(WRITTEN TASK): Pictures do not belong in your copy. Repeat all the other data exactly.
>> Start
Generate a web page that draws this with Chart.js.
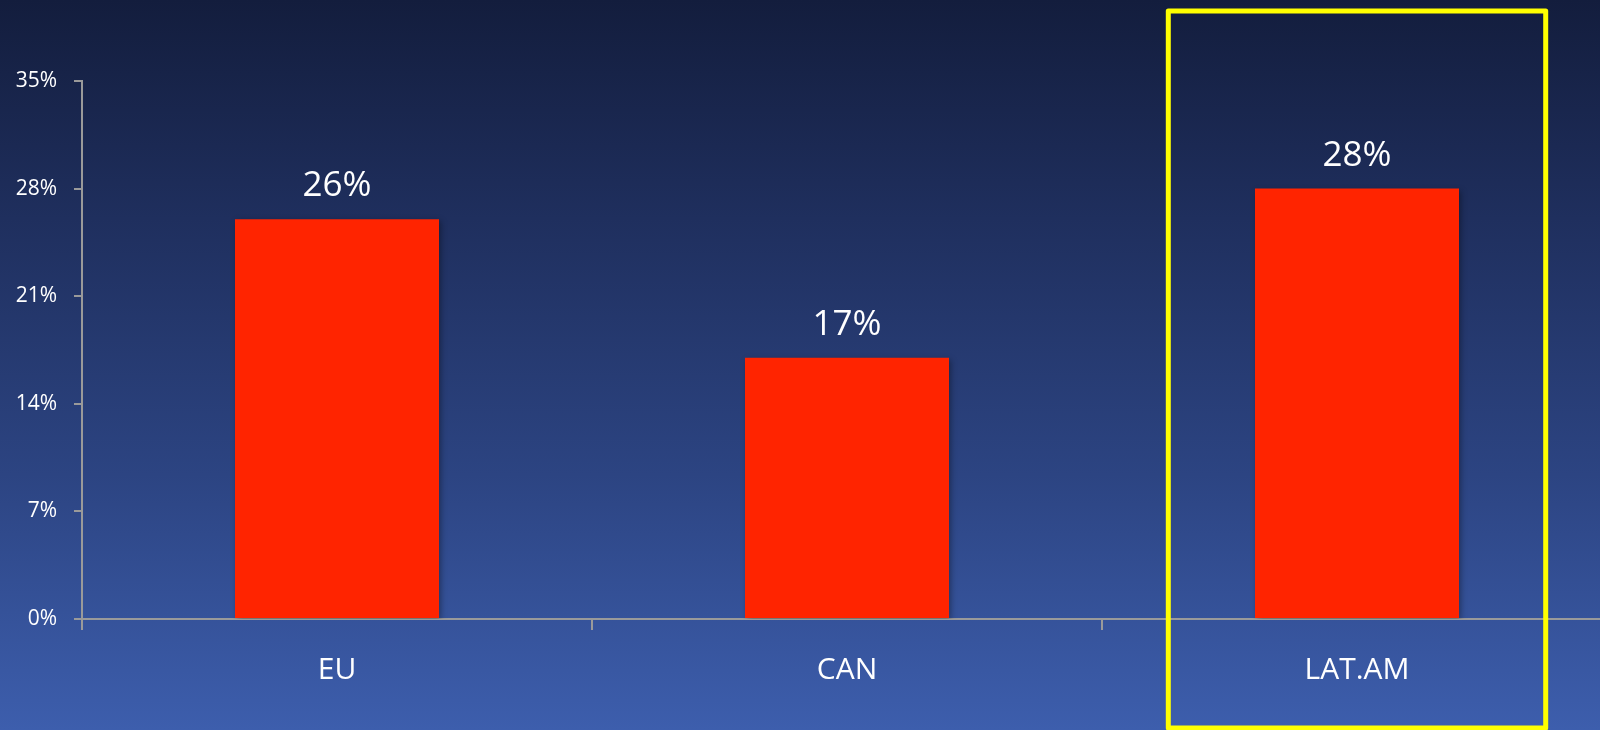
<!DOCTYPE html>
<html>
<head>
<meta charset="utf-8">
<title>Regional share</title>
<script src="https://cdn.jsdelivr.net/npm/chart.js@4/dist/chart.umd.min.js"></script>
<style>
  html, body {
    margin: 0;
    padding: 0;
    width: 1600px;
    height: 730px;
    overflow: hidden;
    background: linear-gradient(to bottom, #131d3d 0%, #1f2f5e 30%, #2c4482 65%, #3d5ead 100%);
  }
  #chart {
    position: absolute;
    left: 0;
    top: 0;
  }
</style>
</head>
<body>
<canvas id="chart" width="1612" height="730"></canvas>
<script>
// values
const regions = ["EU", "CAN", "LAT.AM"];
const shares = [26, 17, 28];
const yTicks = [0, 7, 14, 21, 28, 35];
const highlighted = "LAT.AM";

const axisGrey = "#9a9a9a";
const fontFamily = "'Open Sans', 'Noto Sans', sans-serif";

// value labels above each bar
const barLabels = {
  id: "barLabels",
  afterDatasetsDraw(chart) {
    const ctx = chart.ctx;
    const meta = chart.getDatasetMeta(0);
    ctx.save();
    ctx.fillStyle = "#ffffff";
    ctx.font = "35px " + fontFamily;
    ctx.textAlign = "center";
    ctx.textBaseline = "middle";
    meta.data.forEach((bar, i) => {
      ctx.fillText(shares[i] + "%", bar.x, bar.y - 33);
    });
    ctx.restore();
  },
};

// yellow frame around the highlighted region
const highlightBox = {
  id: "highlightBox",
  afterDraw(chart) {
    const idx = regions.indexOf(highlighted);
    if (idx < 0) return;
    const x = chart.scales.x;
    const cx = x.getPixelForValue(idx);
    const half = (x.width / regions.length) * 0.37;
    const ctx = chart.ctx;
    ctx.save();
    ctx.strokeStyle = "#ffff00";
    ctx.lineWidth = 5;
    ctx.lineJoin = "round";
    ctx.strokeRect(cx - half, 11, half * 2, chart.height - 13);
    ctx.restore();
  },
};

// soft shadow under the bars
const barShadow = {
  id: "barShadow",
  beforeDatasetsDraw(chart) {
    chart.ctx.save();
    chart.ctx.shadowColor = "rgba(0, 0, 0, 0.35)";
    chart.ctx.shadowBlur = 6;
    chart.ctx.shadowOffsetX = 2;
    chart.ctx.shadowOffsetY = 2;
  },
  afterDatasetsDraw(chart) {
    chart.ctx.restore();
  },
};

new Chart(document.getElementById("chart").getContext("2d"), {
  type: "bar",
  data: {
    labels: regions,
    datasets: [
      {
        data: shares,
        backgroundColor: "#ff2400",
        borderWidth: 0,
        barPercentage: 0.4,
        categoryPercentage: 1,
      },
    ],
  },
  options: {
    responsive: false,
    animation: false,
    layout: { padding: { top: 81, right: 0, left: 0, bottom: 0 } },
    plugins: {
      legend: { display: false },
      tooltip: { enabled: false },
    },
    scales: {
      x: {
        afterFit: (scale) => {
          scale.height = 111;
        },
        grid: {
          offset: true,
          drawOnChartArea: false,
          drawTicks: true,
          tickLength: 11,
          color: axisGrey,
          lineWidth: 2,
        },
        border: { display: true, color: axisGrey, width: 2 },
        ticks: {
          color: "#ffffff",
          font: { family: fontFamily, size: 30 },
          padding: 22,
        },
      },
      y: {
        min: 0,
        max: 35,
        afterFit: (scale) => {
          scale.width = 82;
        },
        afterBuildTicks: (scale) => {
          scale.ticks = yTicks.map((v) => ({ value: v }));
        },
        grid: {
          drawOnChartArea: false,
          drawTicks: true,
          tickLength: 8,
          color: axisGrey,
          lineWidth: 2,
        },
        border: { display: true, color: axisGrey, width: 2 },
        ticks: {
          color: "#ffffff",
          font: { family: fontFamily, size: 21 },
          padding: 17,
          callback: (value) => value + "%",
        },
      },
    },
  },
  plugins: [barShadow, barLabels, highlightBox],
});
</script>
</body>
</html>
>> End
(WRITTEN SOLUTION):
Generate a web page that draws this with Chart.js.
<!DOCTYPE html>
<html>
<head>
<meta charset="utf-8">
<title>Regional share</title>
<script src="https://cdn.jsdelivr.net/npm/chart.js@4/dist/chart.umd.min.js"></script>
<style>
  html, body {
    margin: 0;
    padding: 0;
    width: 1600px;
    height: 730px;
    overflow: hidden;
    background: linear-gradient(to bottom, #131d3d 0%, #1f2f5e 30%, #2c4482 65%, #3d5ead 100%);
  }
  #chart {
    position: absolute;
    left: 0;
    top: 0;
  }
</style>
</head>
<body>
<canvas id="chart" width="1612" height="730"></canvas>
<script>
// values
const regions = ["EU", "CAN", "LAT.AM"];
const shares = [26, 17, 28];
const yTicks = [0, 7, 14, 21, 28, 35];
const highlighted = "LAT.AM";

const axisGrey = "#9a9a9a";
const fontFamily = "'Open Sans', 'Noto Sans', sans-serif";

// value labels above each bar
const barLabels = {
  id: "barLabels",
  afterDatasetsDraw(chart) {
    const ctx = chart.ctx;
    const meta = chart.getDatasetMeta(0);
    ctx.save();
    ctx.fillStyle = "#ffffff";
    ctx.font = "35px " + fontFamily;
    ctx.textAlign = "center";
    ctx.textBaseline = "middle";
    meta.data.forEach((bar, i) => {
      ctx.fillText(shares[i] + "%", bar.x, bar.y - 33);
    });
    ctx.restore();
  },
};

// yellow frame around the highlighted region
const highlightBox = {
  id: "highlightBox",
  afterDraw(chart) {
    const idx = regions.indexOf(highlighted);
    if (idx < 0) return;
    const x = chart.scales.x;
    const cx = x.getPixelForValue(idx);
    const half = (x.width / regions.length) * 0.37;
    const ctx = chart.ctx;
    ctx.save();
    ctx.strokeStyle = "#ffff00";
    ctx.lineWidth = 5;
    ctx.lineJoin = "round";
    ctx.strokeRect(cx - half, 11, half * 2, chart.height - 13);
    ctx.restore();
  },
};

// soft shadow under the bars
const barShadow = {
  id: "barShadow",
  beforeDatasetsDraw(chart) {
    chart.ctx.save();
    chart.ctx.shadowColor = "rgba(0, 0, 0, 0.35)";
    chart.ctx.shadowBlur = 6;
    chart.ctx.shadowOffsetX = 2;
    chart.ctx.shadowOffsetY = 2;
  },
  afterDatasetsDraw(chart) {
    chart.ctx.restore();
  },
};

new Chart(document.getElementById("chart").getContext("2d"), {
  type: "bar",
  data: {
    labels: regions,
    datasets: [
      {
        data: shares,
        backgroundColor: "#ff2400",
        borderWidth: 0,
        barPercentage: 0.4,
        categoryPercentage: 1,
      },
    ],
  },
  options: {
    responsive: false,
    animation: false,
    layout: { padding: { top: 81, right: 0, left: 0, bottom: 0 } },
    plugins: {
      legend: { display: false },
      tooltip: { enabled: false },
    },
    scales: {
      x: {
        afterFit: (scale) => {
          scale.height = 111;
        },
        grid: {
          offset: true,
          drawOnChartArea: false,
          drawTicks: true,
          tickLength: 11,
          color: axisGrey,
          lineWidth: 2,
        },
        border: { display: true, color: axisGrey, width: 2 },
        ticks: {
          color: "#ffffff",
          font: { family: fontFamily, size: 30 },
          padding: 22,
        },
      },
      y: {
        min: 0,
        max: 35,
        afterFit: (scale) => {
          scale.width = 82;
        },
        afterBuildTicks: (scale) => {
          scale.ticks = yTicks.map((v) => ({ value: v }));
        },
        grid: {
          drawOnChartArea: false,
          drawTicks: true,
          tickLength: 8,
          color: axisGrey,
          lineWidth: 2,
        },
        border: { display: true, color: axisGrey, width: 2 },
        ticks: {
          color: "#ffffff",
          font: { family: fontFamily, size: 21 },
          padding: 17,
          callback: (value) => value + "%",
        },
      },
    },
  },
  plugins: [barShadow, barLabels, highlightBox],
});
</script>
</body>
</html>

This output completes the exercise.